Si la melancolía es un estado de ensueño difuso que no conduce nunca a una profundidad ni a una concentración intensas, la tristeza, por el contrario, es un grave repliegue sobre nosotros mismos y una interiorización dolorosa. Se puede estar triste en cualquier lugar; pero, mientras que los espacios abiertos privilegian la melancolía, los espacios cerrados aumentan la tristeza. La concentración procede en ella del hecho de que tiene casi siempre un razón precisa, mientras que en la melancolía no se pude señalar ninguna causa exterior a la conciencia. Yo sé por qué estoy triste, pero no podría decir por qué estoy melancólico. Los estados melancólicos se extienden en el tiempo sin alcanzar nunca una intensidad particular. Ni la tristeza ni la melancolía estallan nunca, ninguna de las dos afecta al individuo hasta el punto de hacer vacilar los cimientos de su ser.
Se habla con frecuencia de suspiros, pero nunca de gritos de tristeza. La tristeza no es un desbordamiento, sino un estado que se agota y muere. Lo que la singulariza de manera extraordinariamente significativa es su aparición, con gran frecuencia, tras ciertos paroxismos. ¿Por qué tras el acto sexual suele producirse un abatimiento, por qué se está triste tras una formidable borrachera o un desenfreno dionisiaco? Porque la fuerza derrochada en esos excesos no deja tras ella más que el sentimiento de lo irreparable y una sensación de pérdida y de abandono, caracterizados por una fuerte intensidad negativa. Estamos tristes tras ciertas proezas porque, en lugar del sentimiento de una ganancia, experimentamos el de una pérdida. La tristeza surge cada vez que la vida se disgrega; su intensidad equivale a la importancia de las pérdidas sufridas; de ahí que sea el sentimiento de la muerte el que provoque la mayor tristeza. Elemento revelador de lo que distingue la melancolía de la tristeza: nunca se dirá de un entierro que es melancólico. La tristeza no posee ningún carácter estético —el cual raramente se halla ausente de la melancolía. Resulta interesante observar cómo el terreno de la estética se estrecha a medida que nos acercamos a las experiencias y a las realidades capitales. La muerte niega la estética, de la misma manera que el sufrimiento o la tristeza. La muerte y la belleza son dos nociones que se excluyen mutuamente... nada es más grave ni más siniestro para mí que la muerte. ¿Cómo es posible que haya habido poetas a los que les haya parecido bella y que la hayan celebrado? La muerte representa el valor absoluto de lo negativo. Resulta irónico que sea temida al mismo tiempo que idolatrada. Su negatividad me inspira, lo confieso, admiración; es sin embargo la única cosa que puedo admirar sin amarla. La grandeza y la infinitud de la muerte me impresionan, pero mi desesperación es tan vasta que me prohíbe hasta la esperanza que ella representa. ¿Cómo amar la muerte? Sólo se puede escribir sobre ella exagerando su paradoja. Quien pretende tener una idea precisa de la muerte prueba que carece de una sensibilidad profunda a ella, a pesar de que la lleve en sí mismo. Porque todo ser humano lleva en su interior no sólo su propia vida sino asimismo su propia muerte .

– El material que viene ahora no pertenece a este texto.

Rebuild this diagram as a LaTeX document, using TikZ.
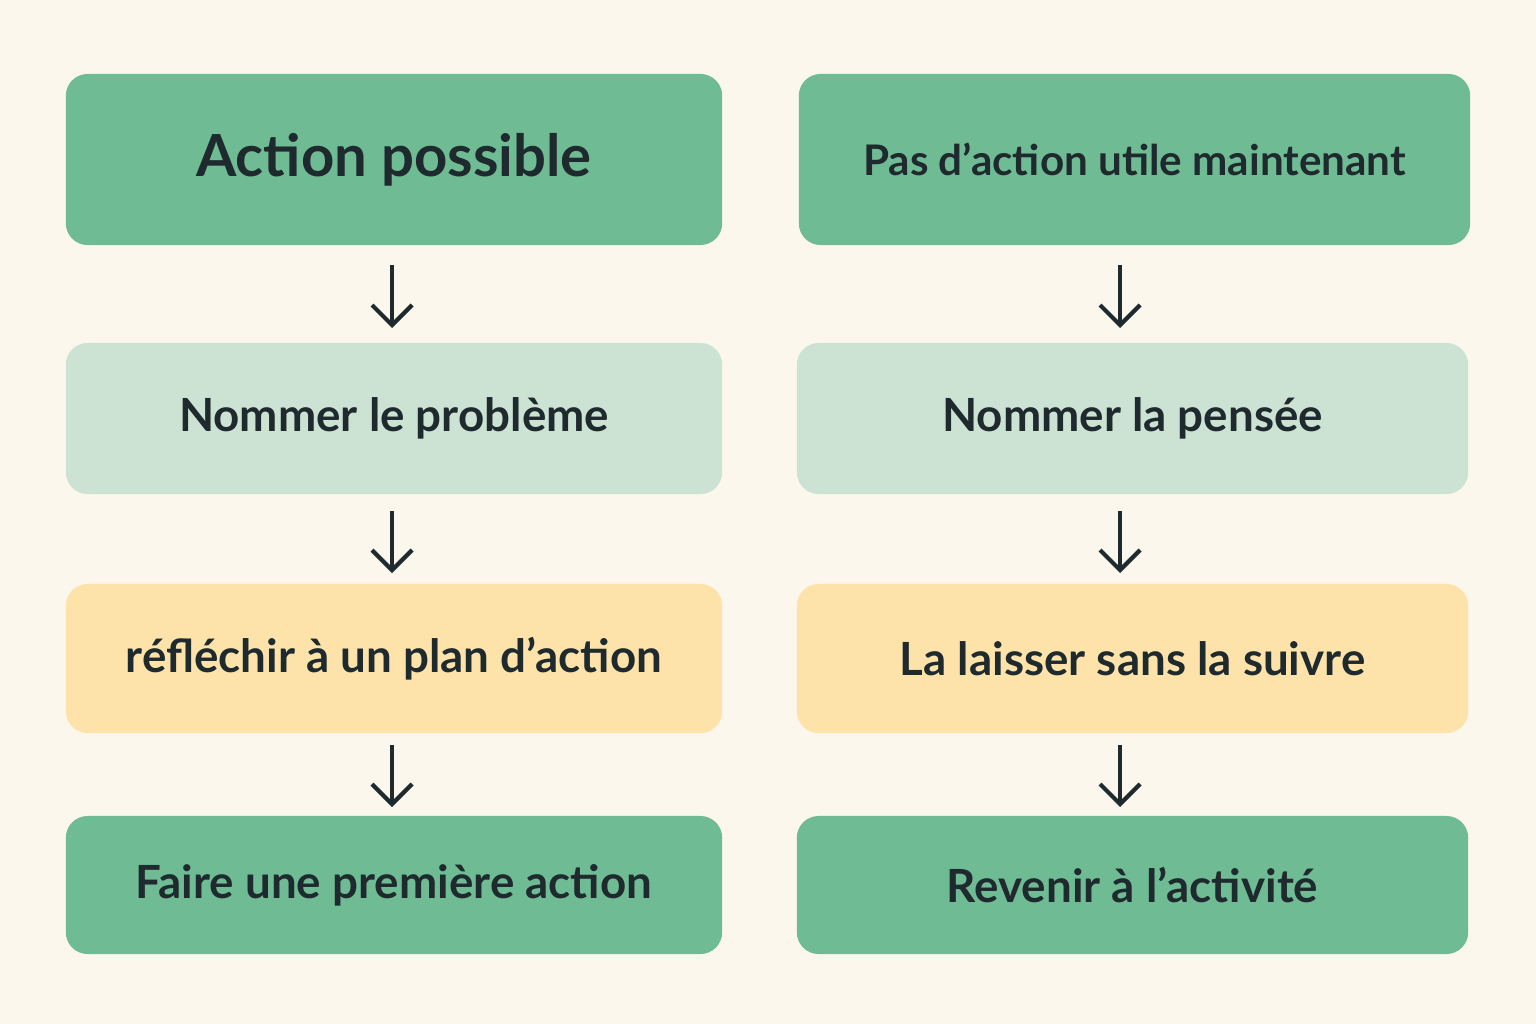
\documentclass[tikz,border=0pt]{standalone}
\usepackage{fontspec}
\setmainfont{Lato}
\usetikzlibrary{positioning,arrows.meta}
\definecolor{bg}{HTML}{FCF7EC}
\definecolor{darkgreen}{HTML}{6FBB93}
\definecolor{palegreen}{HTML}{CCE3D3}
\definecolor{paleyellow}{HTML}{FDE3AA}
\definecolor{ink}{HTML}{1F2A2E}

\begin{document}
\begin{tikzpicture}[x=0.01cm,y=-0.01cm]
   \fill[bg] (0,0) rectangle (1536,1024);
   \useasboundingbox (0,0) rectangle (1536,1024);
   \tikzstyle{box}=[rounded corners=6.2pt, minimum width=6.56cm, text=ink, font=\bfseries\fontsize{13}{15}\selectfont, inner sep=0pt]
   \tikzstyle{flow}=[-{Straight Barb[length=2mm,width=4mm]}, line width=1.2pt, draw=ink]
   % left column
   \node[box, fill=darkgreen, minimum height=1.71cm, font=\bfseries\fontsize{16.5}{18}\selectfont] (a1) at (394,159.5) {Action possible};
   \node[box, fill=palegreen, minimum height=1.51cm] (a2) at (394,418.5) {Nommer le problème};
   \node[box, fill=paleyellow, minimum height=1.49cm] (a3) at (394,658.5) {réfléchir à un plan d’action};
   \node[box, fill=darkgreen, minimum height=1.38cm] (a4) at (394,885) {Faire une première action};
   % right column
   \node[box, fill=darkgreen, minimum width=6.71cm, minimum height=1.71cm, font=\bfseries\fontsize{12}{14}\selectfont] (b1) at (1134.5,159.5) {Pas d'action utile maintenant};
   \node[box, fill=palegreen, minimum width=6.71cm, minimum height=1.51cm] (b2) at (1132.5,418.5) {Nommer la pensée};
   \node[box, fill=paleyellow, minimum width=6.71cm, minimum height=1.49cm] (b3) at (1132.5,658.5) {La laisser sans la suivre};
   \node[box, fill=darkgreen, minimum width=6.71cm, minimum height=1.38cm] (b4) at (1132.5,885) {Revenir à l’activité};
   \foreach \c/\x in {a/392,b/1120} {
       \coordinate (\c s1) at (\x,265); \coordinate (\c e1) at (\x,328);
       \coordinate (\c s2) at (\x,511); \coordinate (\c e2) at (\x,573);
       \coordinate (\c s3) at (\x,745); \coordinate (\c e3) at (\x,807);
       \foreach \i in {1,2,3} \draw[flow] (\c s\i) -- (\c e\i);
   }
\end{tikzpicture}
\end{document}
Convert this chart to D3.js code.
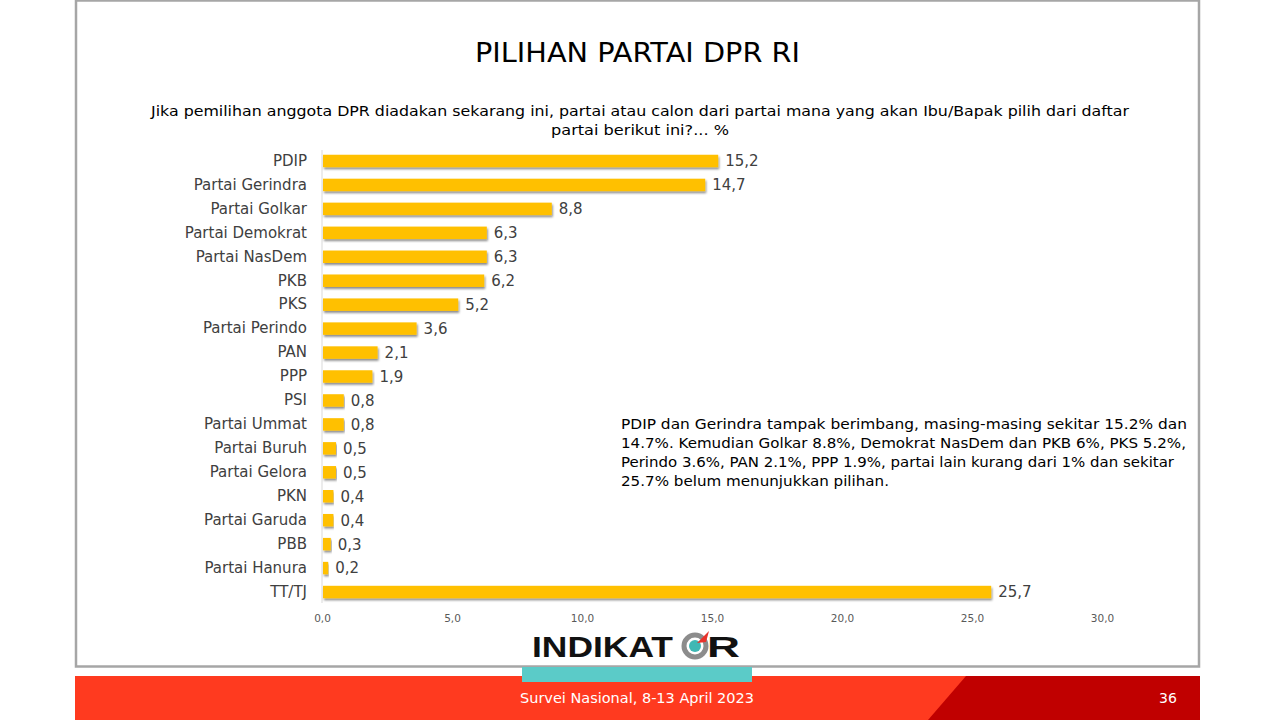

En el rostro de quien sufre una intensa tristeza se leen tanta soledad y abandono que nos preguntamos si la fisonomía de la tristeza no representa la forma a través de la cual la muerte se objetiva. La tristeza abre una puerta al misterio; éste es, no obstante, tan abundante que la tristeza no deja nunca de ser enigmática. Si se estableciera una clasificación de los misterios, la tristeza pertenecería a la categoría de los misterios sin límites, inagotables.
Una constatación que puedo, muy a mi pesar, hacer a cada instante: solamente son felices quienes no piensan nunca, es decir, quienes no piensan más que lo estrictamente necesario para sobrevivir. El pensamiento verdadero se parece a un demonio que perturba los orígenes de la vida, o a una enfermedad que ataca sus raíces mismas. Pensar continuamente, plantearnos problemas capitales a cada momento y experimentar una duda permanente respecto a nuestro destino; estar cansado de vivir, agotado hasta lo inimaginable a causa de nuestros propios pensamientos y de nuestra propia existencia; dejar tras de sí una estela de sangre y de humo como símbolo del drama y de la muerte de nuestro ser —equivale a ser desgraciado hasta el punto de que el problema del pensamiento nos da ganas de vomitar y la reflexión nos parece una condena. Hay demasiadas cosas que añorar en un mundo en el que nada debería ser añorado. De ahí que yo me pregunte si este mundo merece realmente mi nostalgia.